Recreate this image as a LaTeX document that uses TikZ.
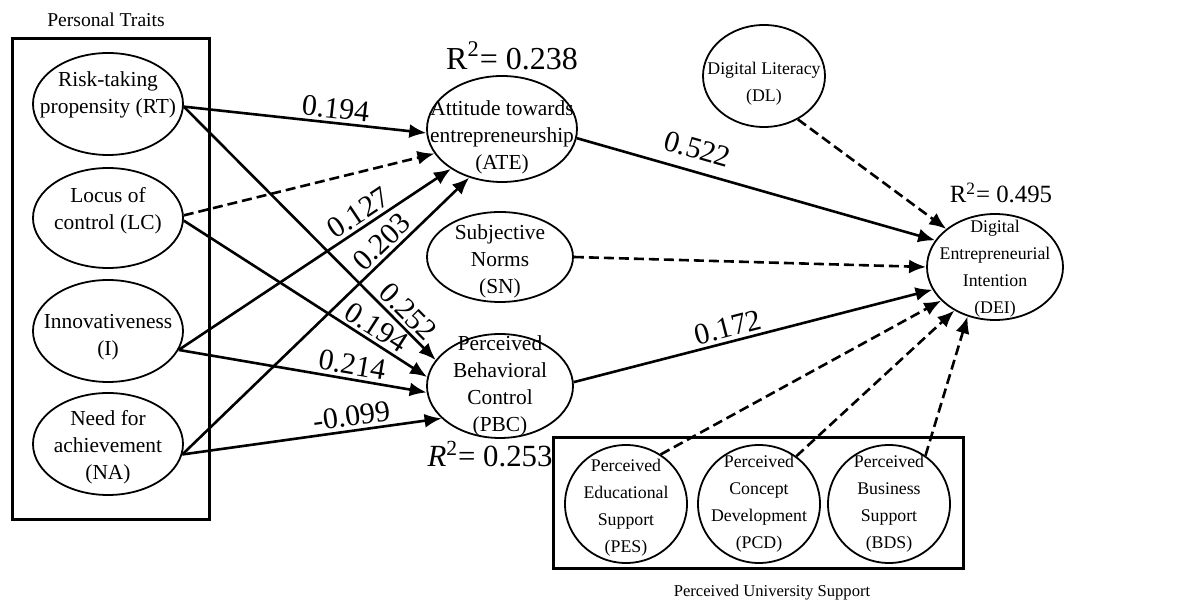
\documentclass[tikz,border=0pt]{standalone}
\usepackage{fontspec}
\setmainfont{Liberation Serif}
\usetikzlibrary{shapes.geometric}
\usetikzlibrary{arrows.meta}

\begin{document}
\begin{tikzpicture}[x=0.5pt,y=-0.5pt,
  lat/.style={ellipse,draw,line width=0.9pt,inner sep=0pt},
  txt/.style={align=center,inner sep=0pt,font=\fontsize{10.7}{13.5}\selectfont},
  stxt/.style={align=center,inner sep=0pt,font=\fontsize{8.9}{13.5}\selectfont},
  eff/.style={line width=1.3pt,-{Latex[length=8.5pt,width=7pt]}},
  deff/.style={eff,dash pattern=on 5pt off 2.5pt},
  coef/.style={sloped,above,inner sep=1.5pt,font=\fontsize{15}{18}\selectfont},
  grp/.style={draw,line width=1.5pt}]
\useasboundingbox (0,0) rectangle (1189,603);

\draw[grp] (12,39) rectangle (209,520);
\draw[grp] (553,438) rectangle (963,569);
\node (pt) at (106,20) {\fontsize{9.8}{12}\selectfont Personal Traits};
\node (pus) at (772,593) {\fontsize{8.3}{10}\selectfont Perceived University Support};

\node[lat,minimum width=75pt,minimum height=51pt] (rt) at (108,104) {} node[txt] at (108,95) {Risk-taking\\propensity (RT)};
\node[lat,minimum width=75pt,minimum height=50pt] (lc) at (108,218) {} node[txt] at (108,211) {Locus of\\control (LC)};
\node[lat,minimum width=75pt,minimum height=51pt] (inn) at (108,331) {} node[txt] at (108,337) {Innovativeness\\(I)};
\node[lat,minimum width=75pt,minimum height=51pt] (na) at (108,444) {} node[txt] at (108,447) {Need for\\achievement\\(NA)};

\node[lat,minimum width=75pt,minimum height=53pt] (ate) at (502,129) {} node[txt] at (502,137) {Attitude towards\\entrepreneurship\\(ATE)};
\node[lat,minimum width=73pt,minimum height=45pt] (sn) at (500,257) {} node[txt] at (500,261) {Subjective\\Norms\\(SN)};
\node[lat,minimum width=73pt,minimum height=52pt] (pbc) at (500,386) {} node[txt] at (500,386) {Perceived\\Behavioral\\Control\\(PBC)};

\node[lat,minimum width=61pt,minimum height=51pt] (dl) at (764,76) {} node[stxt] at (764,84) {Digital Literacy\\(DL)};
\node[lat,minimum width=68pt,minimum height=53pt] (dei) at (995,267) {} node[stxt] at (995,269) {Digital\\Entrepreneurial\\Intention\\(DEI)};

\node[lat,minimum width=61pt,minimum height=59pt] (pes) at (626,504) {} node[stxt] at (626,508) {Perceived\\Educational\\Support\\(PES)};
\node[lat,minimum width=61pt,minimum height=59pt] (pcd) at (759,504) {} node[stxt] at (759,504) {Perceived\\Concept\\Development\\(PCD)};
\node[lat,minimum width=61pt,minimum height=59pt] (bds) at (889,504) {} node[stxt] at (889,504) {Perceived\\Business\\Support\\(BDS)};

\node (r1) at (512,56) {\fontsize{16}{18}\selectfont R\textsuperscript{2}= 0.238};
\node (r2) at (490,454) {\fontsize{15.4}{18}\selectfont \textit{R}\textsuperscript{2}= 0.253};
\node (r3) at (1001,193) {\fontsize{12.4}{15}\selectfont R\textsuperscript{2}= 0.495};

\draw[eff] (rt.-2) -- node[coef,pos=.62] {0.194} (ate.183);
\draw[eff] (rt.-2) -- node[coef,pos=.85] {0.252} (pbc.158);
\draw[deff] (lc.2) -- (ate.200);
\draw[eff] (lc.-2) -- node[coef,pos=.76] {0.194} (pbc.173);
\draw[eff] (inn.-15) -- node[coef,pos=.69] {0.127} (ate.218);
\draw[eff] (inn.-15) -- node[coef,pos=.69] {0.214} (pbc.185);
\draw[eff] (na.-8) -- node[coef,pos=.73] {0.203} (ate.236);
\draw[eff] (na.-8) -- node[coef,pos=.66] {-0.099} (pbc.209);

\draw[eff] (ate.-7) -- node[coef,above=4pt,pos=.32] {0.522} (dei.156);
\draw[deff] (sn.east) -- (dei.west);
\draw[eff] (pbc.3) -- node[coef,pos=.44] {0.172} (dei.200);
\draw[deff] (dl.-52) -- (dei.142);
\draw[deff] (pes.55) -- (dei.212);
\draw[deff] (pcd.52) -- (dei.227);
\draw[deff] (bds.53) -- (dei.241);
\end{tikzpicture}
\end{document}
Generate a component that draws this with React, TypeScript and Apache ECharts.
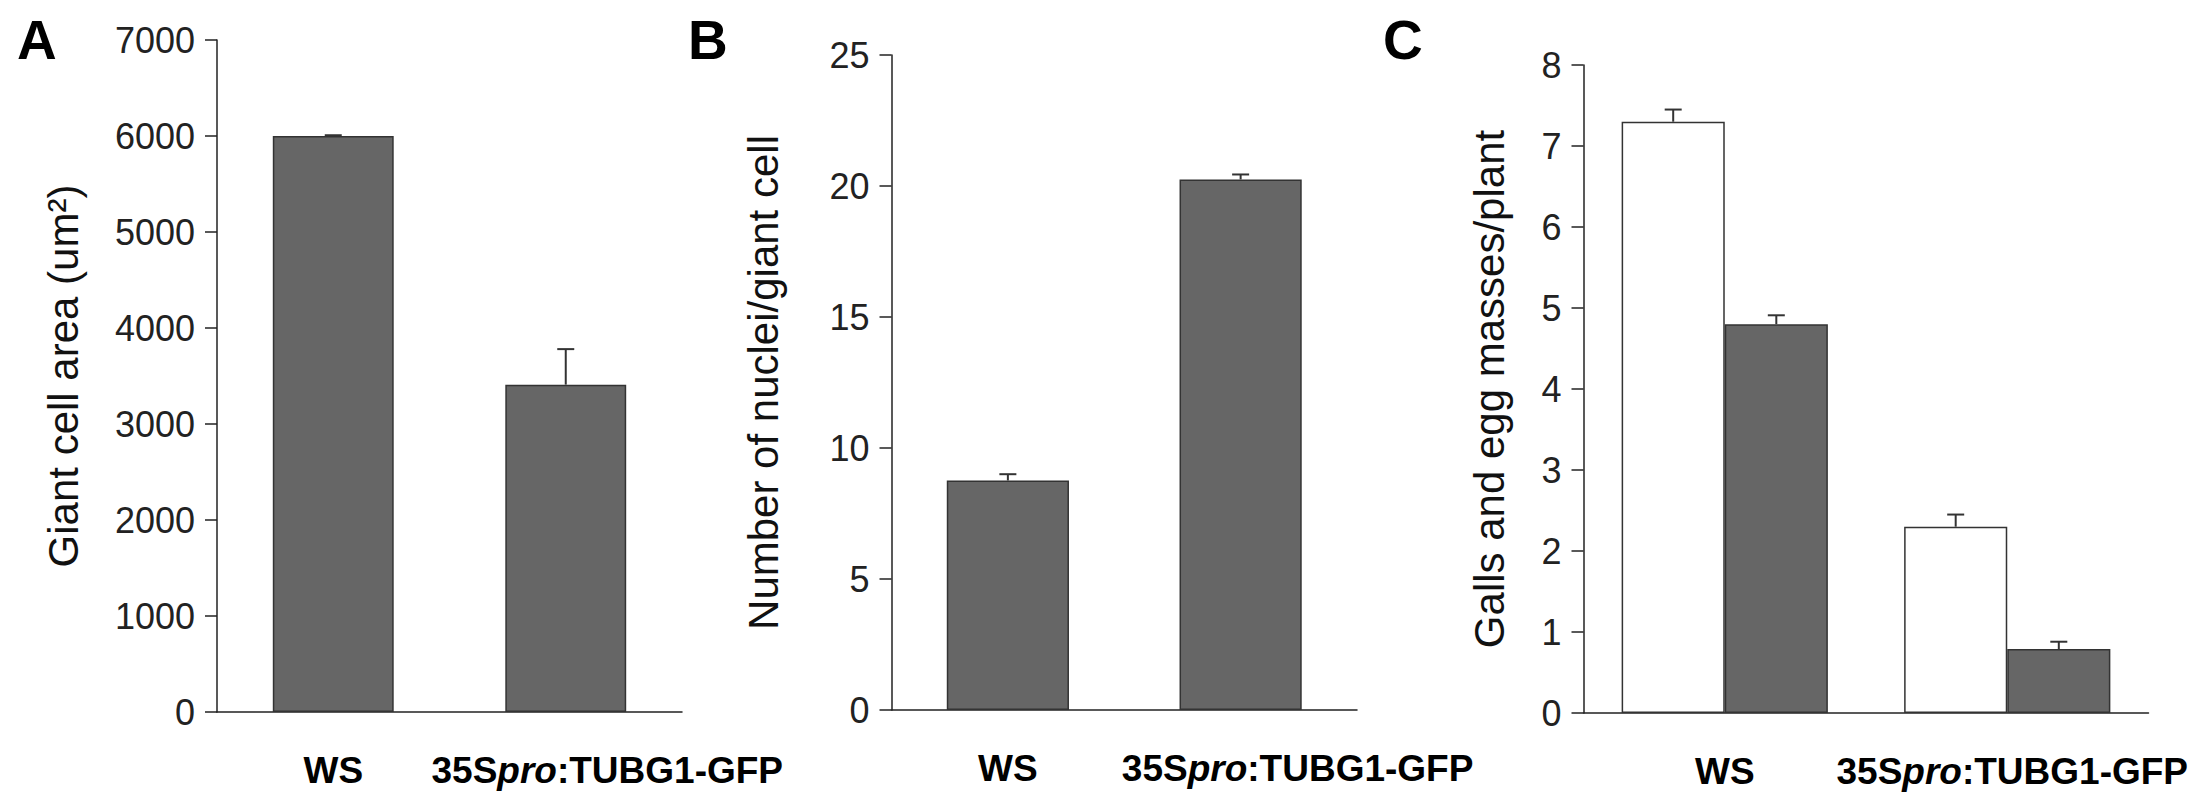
....................
> Task brief: Copy exactly the lines running from the beginning of the listing through the line that has "width=73pt,minimum height=52pt] (pbc)". Drop the pictures.

> Result of this exercise:
Recreate this image as a LaTeX document that uses TikZ.
\documentclass[tikz,border=0pt]{standalone}
\usepackage{fontspec}
\setmainfont{Liberation Serif}
\usetikzlibrary{shapes.geometric}
\usetikzlibrary{arrows.meta}

\begin{document}
\begin{tikzpicture}[x=0.5pt,y=-0.5pt,
  lat/.style={ellipse,draw,line width=0.9pt,inner sep=0pt},
  txt/.style={align=center,inner sep=0pt,font=\fontsize{10.7}{13.5}\selectfont},
  stxt/.style={align=center,inner sep=0pt,font=\fontsize{8.9}{13.5}\selectfont},
  eff/.style={line width=1.3pt,-{Latex[length=8.5pt,width=7pt]}},
  deff/.style={eff,dash pattern=on 5pt off 2.5pt},
  coef/.style={sloped,above,inner sep=1.5pt,font=\fontsize{15}{18}\selectfont},
  grp/.style={draw,line width=1.5pt}]
\useasboundingbox (0,0) rectangle (1189,603);

\draw[grp] (12,39) rectangle (209,520);
\draw[grp] (553,438) rectangle (963,569);
\node (pt) at (106,20) {\fontsize{9.8}{12}\selectfont Personal Traits};
\node (pus) at (772,593) {\fontsize{8.3}{10}\selectfont Perceived University Support};

\node[lat,minimum width=75pt,minimum height=51pt] (rt) at (108,104) {} node[txt] at (108,95) {Risk-taking\\propensity (RT)};
\node[lat,minimum width=75pt,minimum height=50pt] (lc) at (108,218) {} node[txt] at (108,211) {Locus of\\control (LC)};
\node[lat,minimum width=75pt,minimum height=51pt] (inn) at (108,331) {} node[txt] at (108,337) {Innovativeness\\(I)};
\node[lat,minimum width=75pt,minimum height=51pt] (na) at (108,444) {} node[txt] at (108,447) {Need for\\achievement\\(NA)};

\node[lat,minimum width=75pt,minimum height=53pt] (ate) at (502,129) {} node[txt] at (502,137) {Attitude towards\\entrepreneurship\\(ATE)};
\node[lat,minimum width=73pt,minimum height=45pt] (sn) at (500,257) {} node[txt] at (500,261) {Subjective\\Norms\\(SN)};
\node[lat,minimum width=73pt,minimum height=52pt] (pbc) at (500,386) {} node[txt] at (500,386) {Perceived\\Behavioral\\Control\\(PBC)};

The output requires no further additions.